The beauty of some of these renewable sources of energy lies in the fact that energy can be harvested without massive amounts of capital or land. To use solar energy, for example, you don't need a large mine or deep water rig. Solar and other sources of renewable energy are still far more expensive than conventional sources, but lessons can be taken from Europe, and particularly Germany, which has done much to reform renewable energy costs and efficiency through its German Renewable Energy Act and Feed-In-Tariffs, both of which were products of the movement lead by the late Dr. Hermann Scheer. These are, of course, matters of policy that have to be done by the government; seeing as how the energy conglomerates have a stranglehold on our policy makers, this may not be a possibility in the near future. In any case, a lot of the reason why renewable energy like solar is expensive is partly because it is still a young technology that isn't getting nearly the amount of investment it should be getting, but also because there is a lack of mass demand, thus a lack of bulk purchasing, etc. However, the prices have been going down at an increasing pace and the lower the prices become, the more demand, the lower the prices, and so on and so forth. Perhaps capitalism can work in our favor, for once.

Solar is currently an expensive way for the individual to become self-sustaining and clean, sure. However, when it becomes a community wide effort, things become much more plausible. More well off neighborhoods or communities could pioneer the effort and create completely clean and self-sustaining small communities. As more of these neighborhoods join in and create their own respective energy pools, the costs of solar or wind power will decrease (and the technology will become more efficient due to an increase of capital for the producers to invest in R&D) and increasingly less wealthy communities will be able to leave the grid and become energy-autonomous. This is Energy Decentralization.

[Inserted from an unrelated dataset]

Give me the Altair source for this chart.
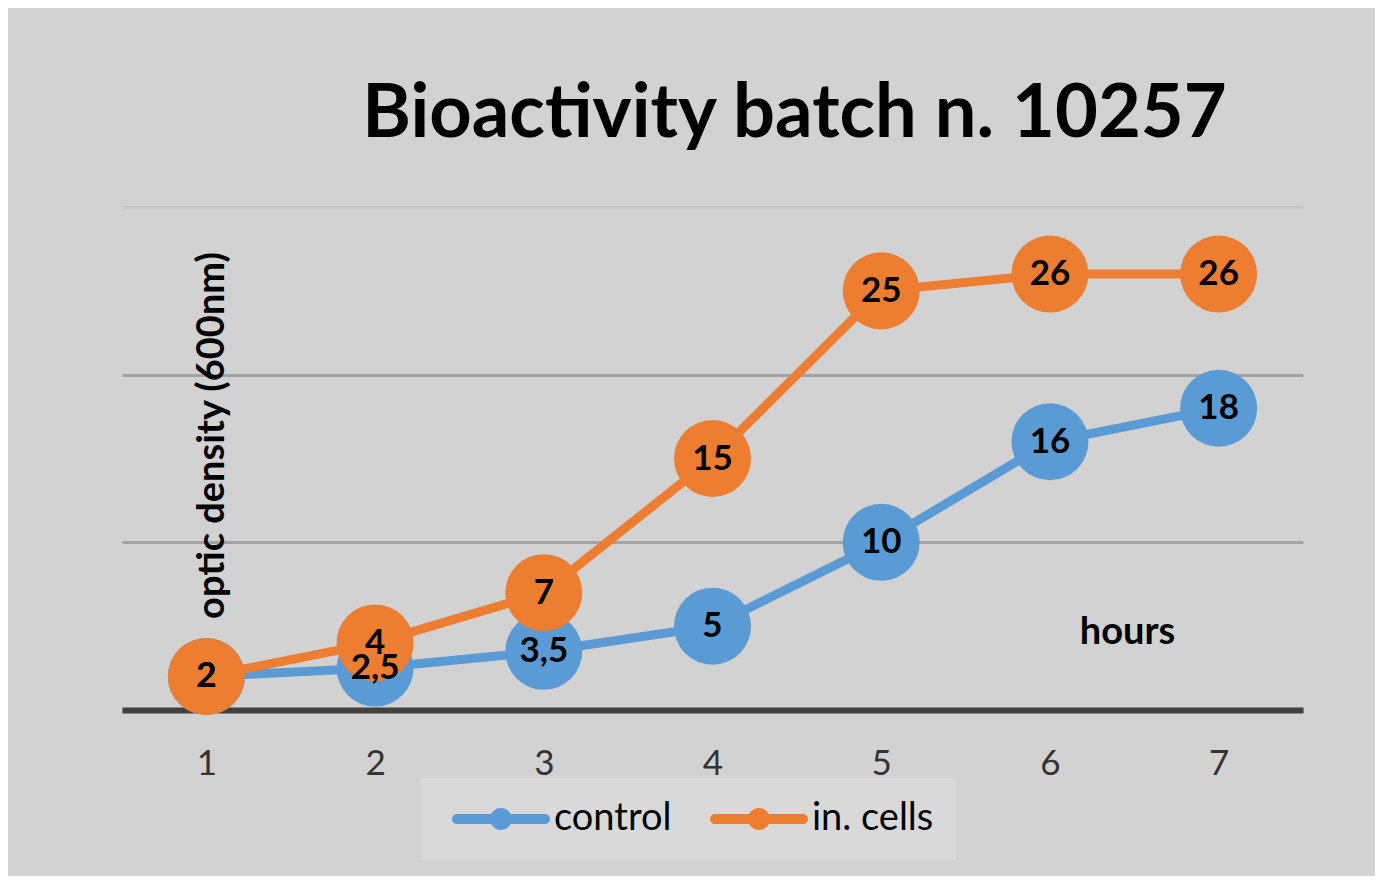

Eventually it will get to the point that Energy Decentralization becomes so widespread that it will begin to threaten centralized energy. This may lead to energy companies changing their strategy and focusing on renewables; at this point, however, it would have to be very important to keep the movement spreading. The last thing we should ever do is let energy become centralized again because what would be happening would be revolutionary; a key service created by the public, for the public, in a completely decentralized and autonomous fashion, free of coercion, all in addition to saving the planet. As energy companies become less powerful, issues dealing with climate change in the public square will become more open, and concerted efforts for reform in other areas regarding environmentalism (and corporatism) will follow, most likely following in a similar, democratic fashion as Energy Decentralization, as we will be a changed country. Indeed, the implications of decentralizing such a large and necessary industry are enormous and would undoubtedly have destructive consequences for other concentrations of private wealth and power.

Idealistic? Yes. However, I believe it is something we should strive for. The environmental problems of our world today are too dangerous, and we have too much at stake for us not to try. I approach this the same way I approach anything dealing with ideology: see the possibilities and work towards a better future, one step at a time, with those ideas in mind.